───── GIVEN MATERIAL

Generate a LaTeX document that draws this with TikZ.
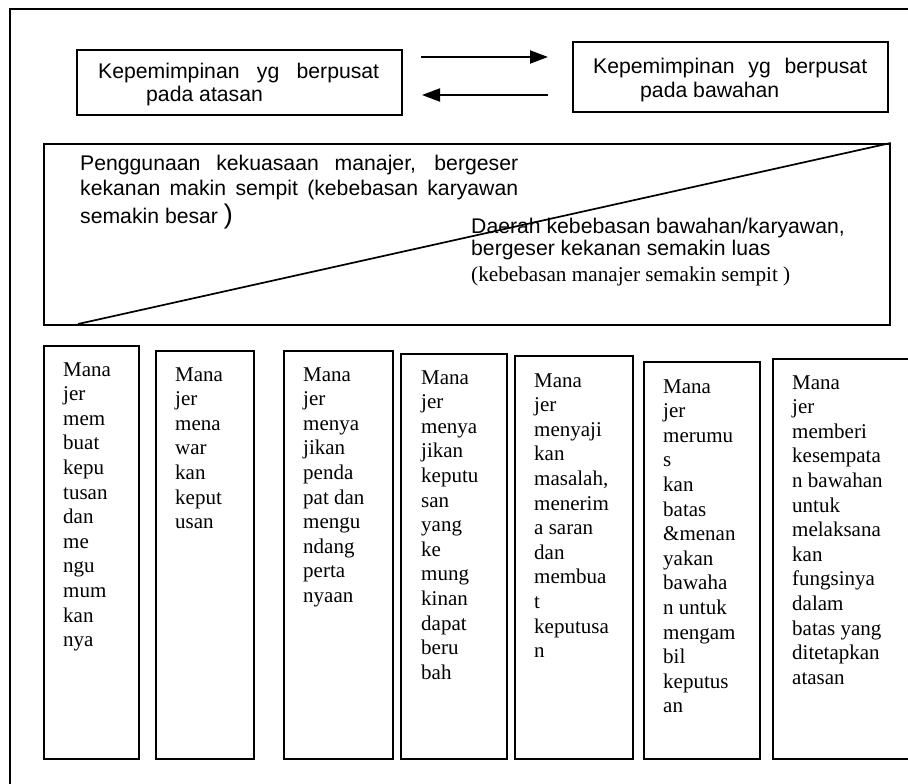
\documentclass[tikz,border=0pt]{standalone}
\usepackage{fontspec}
\setmainfont{Liberation Serif}
\setsansfont{Liberation Sans}
\usetikzlibrary{arrows.meta}
\begin{document}
\begin{tikzpicture}[x=1pt,y=-1pt,
  frame/.style={line width=2pt},
  boxed/.style={draw,line width=1.7pt,rectangle,inner sep=0pt,anchor=north west},
  sanstext/.style={inner sep=0pt,anchor=base west,font=\sffamily\fontsize{21.2}{22}\selectfont},
  coltext/.style={inner sep=0pt,anchor=base west,font=\rmfamily\fontsize{21}{24.6}\selectfont},
  flow/.style={line width=2pt,-{Triangle[length=18pt,width=13pt]}}]
\useasboundingbox (0,0) rectangle (908,784);
\clip (0,0) rectangle (908,784);

% outer frame (top and left sides)
\coordinate (ftl) at (9.5,9);
\coordinate (ftr) at (920,9);
\coordinate (fbl) at (9.5,800);
\draw[frame] (ftr) -- (ftl) -- (fbl);

% leadership boxes
\node[boxed,minimum width=325pt,minimum height=65pt] (b1) at (76,49) {};
\node[boxed,minimum width=315pt,minimum height=70pt] (b2) at (572,41) {};
\node[sanstext] (b1t1) at (98,78) {\makebox[281pt][s]{Kepemimpinan yg berpusat}};
\node[sanstext] (b1t2) at (146,101) {pada atasan};
\node[sanstext] (b2t1) at (593,74) {\makebox[274pt][s]{Kepemimpinan yg berpusat}};
\node[sanstext] (b2t2) at (640,97) {pada bawahan};

% arrows between the two boxes
\coordinate (r1) at (421,57);
\coordinate (r2) at (548,57);
\coordinate (l1) at (548,95);
\coordinate (l2) at (422,95);
\draw[flow] (r1) -- (r2);
\draw[flow] (l1) -- (l2);

% authority region with diagonal split
\node[boxed,minimum width=846pt,minimum height=181pt] (area) at (43,143) {};
\coordinate (diagstart) at (78,324);
\draw[line width=1.7pt] (diagstart) -- (area.north east);

\node[inner sep=0pt,anchor=base west,font=\sffamily\fontsize{21.2}{25}\selectfont] (mgr) at (80,170)
 {\parbox[t]{438pt}{%
  \makebox[438pt][s]{Penggunaan kekuasaan manajer, bergeser}\\
  \makebox[438pt][s]{kekanan makin sempit (kebebasan karyawan}\\[3pt]
  semakin besar {\fontsize{27}{27}\selectfont )}}};
\node[inner sep=0pt,anchor=base west,font=\sffamily\fontsize{21.2}{22}\selectfont] (emp) at (471,233)
 {\parbox[t]{420pt}{%
  Daerah kebebasan bawahan/karyawan,\\
  bergeser kekanan semakin luas\\[4pt]
  {\rmfamily (kebebasan manajer semakin sempit )}}};

% behaviour columns
\node[boxed,minimum width=95pt,minimum height=413pt] (c1) at (43,345) {};
\node[boxed,minimum width=98pt,minimum height=408pt] (c2) at (155,350) {};
\node[boxed,minimum width=109pt,minimum height=408pt] (c3) at (283,350) {};
\node[boxed,minimum width=106pt,minimum height=405pt] (c4) at (400,353) {};
\node[boxed,minimum width=118pt,minimum height=403pt] (c5) at (514,355) {};
\node[boxed,minimum width=116pt,minimum height=397pt] (c6) at (643,361) {};
\node[boxed,minimum width=160pt,minimum height=400pt] (c7) at (772,358) {};

\node[coltext] (t1) at (63,376) {\parbox[t]{80pt}{Mana\\jer\\mem\\buat\\kepu\\tusan\\dan\\me\\ngu\\mum\\kan\\nya}};
\node[coltext] (t2) at (175,381) {\parbox[t]{80pt}{Mana\\jer\\mena\\war\\kan\\keput\\usan}};
\node[coltext] (t3) at (303,381) {\parbox[t]{90pt}{Mana\\jer\\menya\\jikan\\penda\\pat dan\\mengu\\ndang\\perta\\nyaan}};
\node[coltext] (t4) at (421,384) {\parbox[t]{85pt}{Mana\\jer\\menya\\jikan\\keputu\\san\\yang\\ke\\mung\\kinan\\dapat\\beru\\bah}};
\node[coltext] (t5) at (534,387) {\parbox[t]{95pt}{Mana\\jer\\menyaji\\kan\\masalah,\\menerim\\a saran\\dan\\membua\\t\\keputusa\\n}};
\node[coltext] (t6) at (663,393) {\parbox[t]{95pt}{Mana\\jer\\merumu\\s\\kan\\batas\\\&menan\\yakan\\bawaha\\n untuk\\mengam\\bil\\keputus\\an}};
\node[coltext] (t7) at (792,389) {\parbox[t]{110pt}{Mana\\jer\\memberi\\kesempata\\n bawahan\\untuk\\melaksana\\kan\\fungsinya\\dalam\\batas yang\\ditetapkan\\atasan}};
\end{tikzpicture}
\end{document}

──────────

PROBLEM TO WORK ON: Omitting all images, print the listing exactly.

TASK RESPONSE:
Generate a LaTeX document that draws this with TikZ.
\documentclass[tikz,border=0pt]{standalone}
\usepackage{fontspec}
\setmainfont{Liberation Serif}
\setsansfont{Liberation Sans}
\usetikzlibrary{arrows.meta}
\begin{document}
\begin{tikzpicture}[x=1pt,y=-1pt,
  frame/.style={line width=2pt},
  boxed/.style={draw,line width=1.7pt,rectangle,inner sep=0pt,anchor=north west},
  sanstext/.style={inner sep=0pt,anchor=base west,font=\sffamily\fontsize{21.2}{22}\selectfont},
  coltext/.style={inner sep=0pt,anchor=base west,font=\rmfamily\fontsize{21}{24.6}\selectfont},
  flow/.style={line width=2pt,-{Triangle[length=18pt,width=13pt]}}]
\useasboundingbox (0,0) rectangle (908,784);
\clip (0,0) rectangle (908,784);

% outer frame (top and left sides)
\coordinate (ftl) at (9.5,9);
\coordinate (ftr) at (920,9);
\coordinate (fbl) at (9.5,800);
\draw[frame] (ftr) -- (ftl) -- (fbl);

% leadership boxes
\node[boxed,minimum width=325pt,minimum height=65pt] (b1) at (76,49) {};
\node[boxed,minimum width=315pt,minimum height=70pt] (b2) at (572,41) {};
\node[sanstext] (b1t1) at (98,78) {\makebox[281pt][s]{Kepemimpinan yg berpusat}};
\node[sanstext] (b1t2) at (146,101) {pada atasan};
\node[sanstext] (b2t1) at (593,74) {\makebox[274pt][s]{Kepemimpinan yg berpusat}};
\node[sanstext] (b2t2) at (640,97) {pada bawahan};

% arrows between the two boxes
\coordinate (r1) at (421,57);
\coordinate (r2) at (548,57);
\coordinate (l1) at (548,95);
\coordinate (l2) at (422,95);
\draw[flow] (r1) -- (r2);
\draw[flow] (l1) -- (l2);

% authority region with diagonal split
\node[boxed,minimum width=846pt,minimum height=181pt] (area) at (43,143) {};
\coordinate (diagstart) at (78,324);
\draw[line width=1.7pt] (diagstart) -- (area.north east);

\node[inner sep=0pt,anchor=base west,font=\sffamily\fontsize{21.2}{25}\selectfont] (mgr) at (80,170)
 {\parbox[t]{438pt}{%
  \makebox[438pt][s]{Penggunaan kekuasaan manajer, bergeser}\\
  \makebox[438pt][s]{kekanan makin sempit (kebebasan karyawan}\\[3pt]
  semakin besar {\fontsize{27}{27}\selectfont )}}};
\node[inner sep=0pt,anchor=base west,font=\sffamily\fontsize{21.2}{22}\selectfont] (emp) at (471,233)
 {\parbox[t]{420pt}{%
  Daerah kebebasan bawahan/karyawan,\\
  bergeser kekanan semakin luas\\[4pt]
  {\rmfamily (kebebasan manajer semakin sempit )}}};

% behaviour columns
\node[boxed,minimum width=95pt,minimum height=413pt] (c1) at (43,345) {};
\node[boxed,minimum width=98pt,minimum height=408pt] (c2) at (155,350) {};
\node[boxed,minimum width=109pt,minimum height=408pt] (c3) at (283,350) {};
\node[boxed,minimum width=106pt,minimum height=405pt] (c4) at (400,353) {};
\node[boxed,minimum width=118pt,minimum height=403pt] (c5) at (514,355) {};
\node[boxed,minimum width=116pt,minimum height=397pt] (c6) at (643,361) {};
\node[boxed,minimum width=160pt,minimum height=400pt] (c7) at (772,358) {};

\node[coltext] (t1) at (63,376) {\parbox[t]{80pt}{Mana\\jer\\mem\\buat\\kepu\\tusan\\dan\\me\\ngu\\mum\\kan\\nya}};
\node[coltext] (t2) at (175,381) {\parbox[t]{80pt}{Mana\\jer\\mena\\war\\kan\\keput\\usan}};
\node[coltext] (t3) at (303,381) {\parbox[t]{90pt}{Mana\\jer\\menya\\jikan\\penda\\pat dan\\mengu\\ndang\\perta\\nyaan}};
\node[coltext] (t4) at (421,384) {\parbox[t]{85pt}{Mana\\jer\\menya\\jikan\\keputu\\san\\yang\\ke\\mung\\kinan\\dapat\\beru\\bah}};
\node[coltext] (t5) at (534,387) {\parbox[t]{95pt}{Mana\\jer\\menyaji\\kan\\masalah,\\menerim\\a saran\\dan\\membua\\t\\keputusa\\n}};
\node[coltext] (t6) at (663,393) {\parbox[t]{95pt}{Mana\\jer\\merumu\\s\\kan\\batas\\\&menan\\yakan\\bawaha\\n untuk\\mengam\\bil\\keputus\\an}};
\node[coltext] (t7) at (792,389) {\parbox[t]{110pt}{Mana\\jer\\memberi\\kesempata\\n bawahan\\untuk\\melaksana\\kan\\fungsinya\\dalam\\batas yang\\ditetapkan\\atasan}};
\end{tikzpicture}
\end{document}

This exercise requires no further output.